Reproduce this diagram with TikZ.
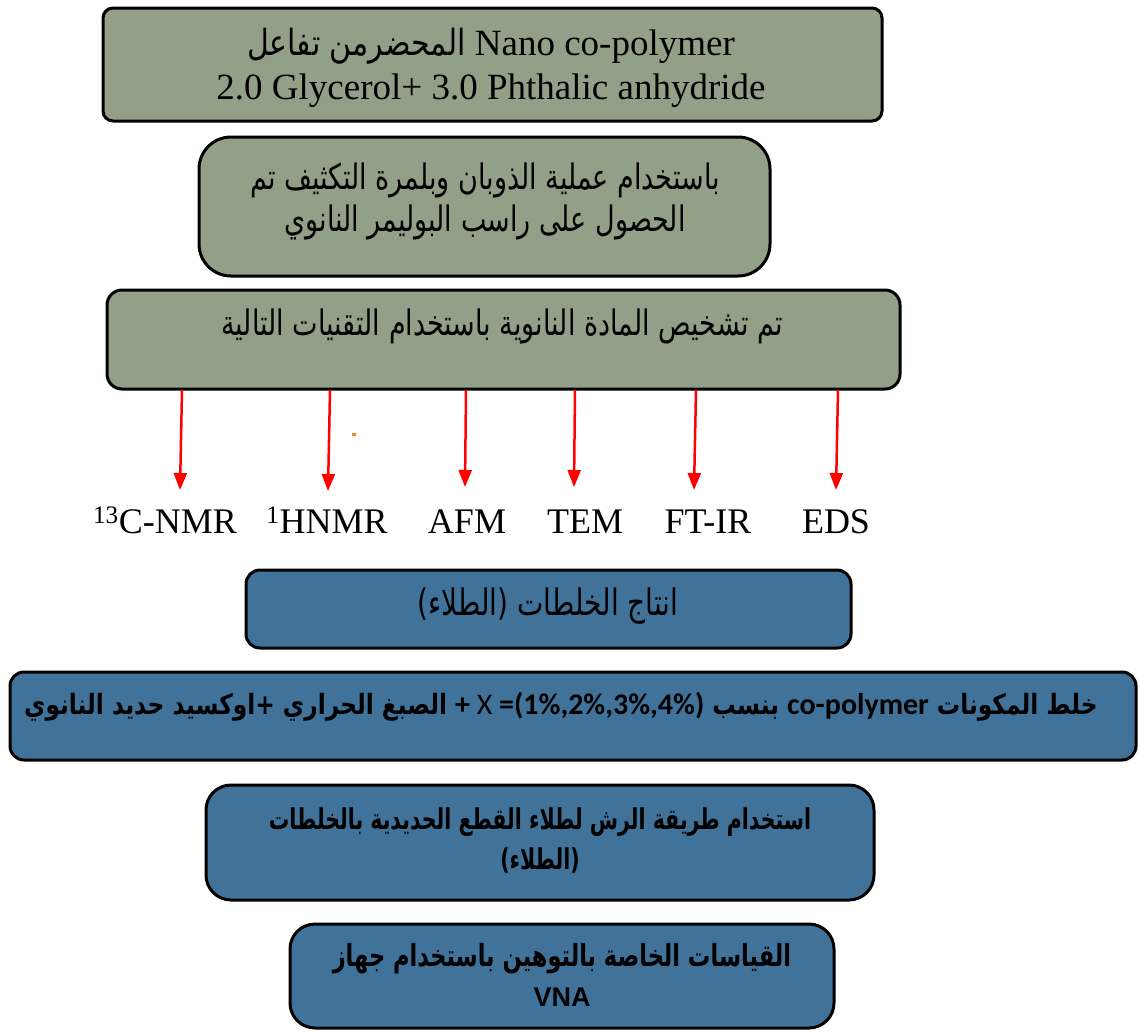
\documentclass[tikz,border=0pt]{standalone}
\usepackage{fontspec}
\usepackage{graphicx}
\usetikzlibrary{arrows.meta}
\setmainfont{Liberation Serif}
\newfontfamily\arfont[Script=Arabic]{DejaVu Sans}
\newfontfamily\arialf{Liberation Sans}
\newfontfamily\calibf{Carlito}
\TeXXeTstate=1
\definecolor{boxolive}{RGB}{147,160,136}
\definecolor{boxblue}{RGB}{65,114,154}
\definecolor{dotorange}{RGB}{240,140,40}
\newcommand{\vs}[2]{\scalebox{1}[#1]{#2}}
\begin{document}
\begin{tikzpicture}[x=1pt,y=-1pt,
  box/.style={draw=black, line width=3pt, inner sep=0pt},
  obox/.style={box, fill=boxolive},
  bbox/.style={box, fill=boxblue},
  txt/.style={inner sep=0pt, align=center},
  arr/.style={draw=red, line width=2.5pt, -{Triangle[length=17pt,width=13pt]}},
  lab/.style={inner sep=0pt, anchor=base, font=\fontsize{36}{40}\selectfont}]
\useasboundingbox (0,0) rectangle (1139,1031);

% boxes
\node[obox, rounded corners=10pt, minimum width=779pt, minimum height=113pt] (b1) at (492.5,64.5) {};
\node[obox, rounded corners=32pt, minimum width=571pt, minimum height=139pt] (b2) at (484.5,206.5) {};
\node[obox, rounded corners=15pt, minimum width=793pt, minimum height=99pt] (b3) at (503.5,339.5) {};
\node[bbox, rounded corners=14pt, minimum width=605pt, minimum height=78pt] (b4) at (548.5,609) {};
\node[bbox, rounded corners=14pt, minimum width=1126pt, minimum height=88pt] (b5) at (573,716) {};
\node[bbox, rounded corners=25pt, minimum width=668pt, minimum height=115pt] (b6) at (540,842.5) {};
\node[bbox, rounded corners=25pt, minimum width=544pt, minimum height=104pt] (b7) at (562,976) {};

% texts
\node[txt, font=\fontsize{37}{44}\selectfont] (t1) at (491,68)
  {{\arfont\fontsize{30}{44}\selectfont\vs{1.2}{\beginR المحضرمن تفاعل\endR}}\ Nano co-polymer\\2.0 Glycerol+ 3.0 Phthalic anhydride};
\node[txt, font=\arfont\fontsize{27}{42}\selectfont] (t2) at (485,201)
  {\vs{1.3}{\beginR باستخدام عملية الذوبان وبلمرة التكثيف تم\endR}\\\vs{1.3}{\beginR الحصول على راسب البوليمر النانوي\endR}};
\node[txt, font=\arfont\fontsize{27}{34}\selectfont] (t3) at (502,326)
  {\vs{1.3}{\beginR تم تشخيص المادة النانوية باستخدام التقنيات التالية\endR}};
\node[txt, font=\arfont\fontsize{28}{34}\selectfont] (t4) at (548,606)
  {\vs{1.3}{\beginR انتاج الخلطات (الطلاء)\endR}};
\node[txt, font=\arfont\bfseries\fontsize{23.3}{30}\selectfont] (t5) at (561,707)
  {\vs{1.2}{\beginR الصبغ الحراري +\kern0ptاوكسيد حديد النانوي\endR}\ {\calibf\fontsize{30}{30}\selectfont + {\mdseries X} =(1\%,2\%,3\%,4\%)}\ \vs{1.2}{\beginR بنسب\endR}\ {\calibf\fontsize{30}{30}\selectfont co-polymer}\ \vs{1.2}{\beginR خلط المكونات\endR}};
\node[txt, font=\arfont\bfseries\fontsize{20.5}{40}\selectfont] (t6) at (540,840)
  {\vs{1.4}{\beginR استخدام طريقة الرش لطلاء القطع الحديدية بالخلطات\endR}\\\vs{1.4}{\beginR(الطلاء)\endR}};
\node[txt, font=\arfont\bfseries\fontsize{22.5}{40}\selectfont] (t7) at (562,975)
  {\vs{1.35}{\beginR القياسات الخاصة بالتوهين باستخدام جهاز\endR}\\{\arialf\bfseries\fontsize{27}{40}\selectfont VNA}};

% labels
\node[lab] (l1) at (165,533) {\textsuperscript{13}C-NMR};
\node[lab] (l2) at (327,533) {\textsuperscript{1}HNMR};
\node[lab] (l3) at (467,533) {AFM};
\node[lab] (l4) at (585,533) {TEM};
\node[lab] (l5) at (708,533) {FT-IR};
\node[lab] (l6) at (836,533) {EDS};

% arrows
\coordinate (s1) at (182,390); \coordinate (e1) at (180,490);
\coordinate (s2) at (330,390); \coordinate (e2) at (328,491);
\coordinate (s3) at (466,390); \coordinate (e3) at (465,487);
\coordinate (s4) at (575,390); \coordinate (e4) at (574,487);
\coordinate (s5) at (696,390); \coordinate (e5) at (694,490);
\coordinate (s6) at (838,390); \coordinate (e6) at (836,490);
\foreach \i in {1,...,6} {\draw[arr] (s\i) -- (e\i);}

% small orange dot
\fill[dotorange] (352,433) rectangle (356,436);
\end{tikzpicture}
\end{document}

_Aim of the exercise_. Copy out the whole listing exactly, and don't carry over any pictures.

_Reply to the task_.
Reproduce this diagram with TikZ.
\documentclass[tikz,border=0pt]{standalone}
\usepackage{fontspec}
\usepackage{graphicx}
\usetikzlibrary{arrows.meta}
\setmainfont{Liberation Serif}
\newfontfamily\arfont[Script=Arabic]{DejaVu Sans}
\newfontfamily\arialf{Liberation Sans}
\newfontfamily\calibf{Carlito}
\TeXXeTstate=1
\definecolor{boxolive}{RGB}{147,160,136}
\definecolor{boxblue}{RGB}{65,114,154}
\definecolor{dotorange}{RGB}{240,140,40}
\newcommand{\vs}[2]{\scalebox{1}[#1]{#2}}
\begin{document}
\begin{tikzpicture}[x=1pt,y=-1pt,
  box/.style={draw=black, line width=3pt, inner sep=0pt},
  obox/.style={box, fill=boxolive},
  bbox/.style={box, fill=boxblue},
  txt/.style={inner sep=0pt, align=center},
  arr/.style={draw=red, line width=2.5pt, -{Triangle[length=17pt,width=13pt]}},
  lab/.style={inner sep=0pt, anchor=base, font=\fontsize{36}{40}\selectfont}]
\useasboundingbox (0,0) rectangle (1139,1031);

% boxes
\node[obox, rounded corners=10pt, minimum width=779pt, minimum height=113pt] (b1) at (492.5,64.5) {};
\node[obox, rounded corners=32pt, minimum width=571pt, minimum height=139pt] (b2) at (484.5,206.5) {};
\node[obox, rounded corners=15pt, minimum width=793pt, minimum height=99pt] (b3) at (503.5,339.5) {};
\node[bbox, rounded corners=14pt, minimum width=605pt, minimum height=78pt] (b4) at (548.5,609) {};
\node[bbox, rounded corners=14pt, minimum width=1126pt, minimum height=88pt] (b5) at (573,716) {};
\node[bbox, rounded corners=25pt, minimum width=668pt, minimum height=115pt] (b6) at (540,842.5) {};
\node[bbox, rounded corners=25pt, minimum width=544pt, minimum height=104pt] (b7) at (562,976) {};

% texts
\node[txt, font=\fontsize{37}{44}\selectfont] (t1) at (491,68)
  {{\arfont\fontsize{30}{44}\selectfont\vs{1.2}{\beginR المحضرمن تفاعل\endR}}\ Nano co-polymer\\2.0 Glycerol+ 3.0 Phthalic anhydride};
\node[txt, font=\arfont\fontsize{27}{42}\selectfont] (t2) at (485,201)
  {\vs{1.3}{\beginR باستخدام عملية الذوبان وبلمرة التكثيف تم\endR}\\\vs{1.3}{\beginR الحصول على راسب البوليمر النانوي\endR}};
\node[txt, font=\arfont\fontsize{27}{34}\selectfont] (t3) at (502,326)
  {\vs{1.3}{\beginR تم تشخيص المادة النانوية باستخدام التقنيات التالية\endR}};
\node[txt, font=\arfont\fontsize{28}{34}\selectfont] (t4) at (548,606)
  {\vs{1.3}{\beginR انتاج الخلطات (الطلاء)\endR}};
\node[txt, font=\arfont\bfseries\fontsize{23.3}{30}\selectfont] (t5) at (561,707)
  {\vs{1.2}{\beginR الصبغ الحراري +\kern0ptاوكسيد حديد النانوي\endR}\ {\calibf\fontsize{30}{30}\selectfont + {\mdseries X} =(1\%,2\%,3\%,4\%)}\ \vs{1.2}{\beginR بنسب\endR}\ {\calibf\fontsize{30}{30}\selectfont co-polymer}\ \vs{1.2}{\beginR خلط المكونات\endR}};
\node[txt, font=\arfont\bfseries\fontsize{20.5}{40}\selectfont] (t6) at (540,840)
  {\vs{1.4}{\beginR استخدام طريقة الرش لطلاء القطع الحديدية بالخلطات\endR}\\\vs{1.4}{\beginR(الطلاء)\endR}};
\node[txt, font=\arfont\bfseries\fontsize{22.5}{40}\selectfont] (t7) at (562,975)
  {\vs{1.35}{\beginR القياسات الخاصة بالتوهين باستخدام جهاز\endR}\\{\arialf\bfseries\fontsize{27}{40}\selectfont VNA}};

% labels
\node[lab] (l1) at (165,533) {\textsuperscript{13}C-NMR};
\node[lab] (l2) at (327,533) {\textsuperscript{1}HNMR};
\node[lab] (l3) at (467,533) {AFM};
\node[lab] (l4) at (585,533) {TEM};
\node[lab] (l5) at (708,533) {FT-IR};
\node[lab] (l6) at (836,533) {EDS};

% arrows
\coordinate (s1) at (182,390); \coordinate (e1) at (180,490);
\coordinate (s2) at (330,390); \coordinate (e2) at (328,491);
\coordinate (s3) at (466,390); \coordinate (e3) at (465,487);
\coordinate (s4) at (575,390); \coordinate (e4) at (574,487);
\coordinate (s5) at (696,390); \coordinate (e5) at (694,490);
\coordinate (s6) at (838,390); \coordinate (e6) at (836,490);
\foreach \i in {1,...,6} {\draw[arr] (s\i) -- (e\i);}

% small orange dot
\fill[dotorange] (352,433) rectangle (356,436);
\end{tikzpicture}
\end{document}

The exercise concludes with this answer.